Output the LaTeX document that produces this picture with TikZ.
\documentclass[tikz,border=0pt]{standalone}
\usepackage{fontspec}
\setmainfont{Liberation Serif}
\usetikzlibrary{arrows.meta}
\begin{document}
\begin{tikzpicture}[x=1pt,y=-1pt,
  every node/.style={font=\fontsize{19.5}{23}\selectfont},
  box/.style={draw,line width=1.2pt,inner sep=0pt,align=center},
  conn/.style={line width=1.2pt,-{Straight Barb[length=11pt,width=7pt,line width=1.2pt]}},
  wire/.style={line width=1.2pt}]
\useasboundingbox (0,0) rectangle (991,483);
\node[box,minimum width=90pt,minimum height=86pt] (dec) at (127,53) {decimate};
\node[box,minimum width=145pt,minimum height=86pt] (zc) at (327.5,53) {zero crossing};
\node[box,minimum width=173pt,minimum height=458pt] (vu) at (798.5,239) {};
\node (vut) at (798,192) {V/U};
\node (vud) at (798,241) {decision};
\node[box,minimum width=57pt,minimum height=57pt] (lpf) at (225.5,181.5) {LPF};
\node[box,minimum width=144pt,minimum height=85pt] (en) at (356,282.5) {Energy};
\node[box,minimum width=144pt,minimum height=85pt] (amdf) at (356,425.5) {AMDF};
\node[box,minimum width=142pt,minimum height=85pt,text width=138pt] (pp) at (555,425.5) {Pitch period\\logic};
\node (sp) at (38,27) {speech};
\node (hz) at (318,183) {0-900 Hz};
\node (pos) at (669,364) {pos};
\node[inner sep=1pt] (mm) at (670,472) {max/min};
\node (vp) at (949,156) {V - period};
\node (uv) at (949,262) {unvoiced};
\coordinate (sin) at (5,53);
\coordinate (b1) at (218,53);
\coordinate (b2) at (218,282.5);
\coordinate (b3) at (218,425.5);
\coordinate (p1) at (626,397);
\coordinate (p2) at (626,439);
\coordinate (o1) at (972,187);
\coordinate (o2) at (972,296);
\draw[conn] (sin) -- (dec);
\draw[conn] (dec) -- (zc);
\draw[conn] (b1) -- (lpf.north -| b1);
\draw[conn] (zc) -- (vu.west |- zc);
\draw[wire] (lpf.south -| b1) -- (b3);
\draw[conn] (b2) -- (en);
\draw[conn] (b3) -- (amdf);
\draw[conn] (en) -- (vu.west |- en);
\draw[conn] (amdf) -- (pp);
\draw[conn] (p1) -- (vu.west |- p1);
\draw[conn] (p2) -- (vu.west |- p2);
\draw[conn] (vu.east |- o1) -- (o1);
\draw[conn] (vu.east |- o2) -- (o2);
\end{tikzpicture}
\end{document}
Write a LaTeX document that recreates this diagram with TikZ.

- What you are asked to do: Take the entries and copy them out exactly.

- Finished task:
Output the LaTeX document that produces this picture with TikZ.
\documentclass[tikz,border=0pt]{standalone}
\usepackage{fontspec}
\setmainfont{Liberation Serif}
\usetikzlibrary{arrows.meta}
\begin{document}
\begin{tikzpicture}[x=1pt,y=-1pt,
  every node/.style={font=\fontsize{19.5}{23}\selectfont},
  box/.style={draw,line width=1.2pt,inner sep=0pt,align=center},
  conn/.style={line width=1.2pt,-{Straight Barb[length=11pt,width=7pt,line width=1.2pt]}},
  wire/.style={line width=1.2pt}]
\useasboundingbox (0,0) rectangle (991,483);
\node[box,minimum width=90pt,minimum height=86pt] (dec) at (127,53) {decimate};
\node[box,minimum width=145pt,minimum height=86pt] (zc) at (327.5,53) {zero crossing};
\node[box,minimum width=173pt,minimum height=458pt] (vu) at (798.5,239) {};
\node (vut) at (798,192) {V/U};
\node (vud) at (798,241) {decision};
\node[box,minimum width=57pt,minimum height=57pt] (lpf) at (225.5,181.5) {LPF};
\node[box,minimum width=144pt,minimum height=85pt] (en) at (356,282.5) {Energy};
\node[box,minimum width=144pt,minimum height=85pt] (amdf) at (356,425.5) {AMDF};
\node[box,minimum width=142pt,minimum height=85pt,text width=138pt] (pp) at (555,425.5) {Pitch period\\logic};
\node (sp) at (38,27) {speech};
\node (hz) at (318,183) {0-900 Hz};
\node (pos) at (669,364) {pos};
\node[inner sep=1pt] (mm) at (670,472) {max/min};
\node (vp) at (949,156) {V - period};
\node (uv) at (949,262) {unvoiced};
\coordinate (sin) at (5,53);
\coordinate (b1) at (218,53);
\coordinate (b2) at (218,282.5);
\coordinate (b3) at (218,425.5);
\coordinate (p1) at (626,397);
\coordinate (p2) at (626,439);
\coordinate (o1) at (972,187);
\coordinate (o2) at (972,296);
\draw[conn] (sin) -- (dec);
\draw[conn] (dec) -- (zc);
\draw[conn] (b1) -- (lpf.north -| b1);
\draw[conn] (zc) -- (vu.west |- zc);
\draw[wire] (lpf.south -| b1) -- (b3);
\draw[conn] (b2) -- (en);
\draw[conn] (b3) -- (amdf);
\draw[conn] (en) -- (vu.west |- en);
\draw[conn] (amdf) -- (pp);
\draw[conn] (p1) -- (vu.west |- p1);
\draw[conn] (p2) -- (vu.west |- p2);
\draw[conn] (vu.east |- o1) -- (o1);
\draw[conn] (vu.east |- o2) -- (o2);
\end{tikzpicture}
\end{document}
Write a LaTeX document that recreates this diagram with TikZ.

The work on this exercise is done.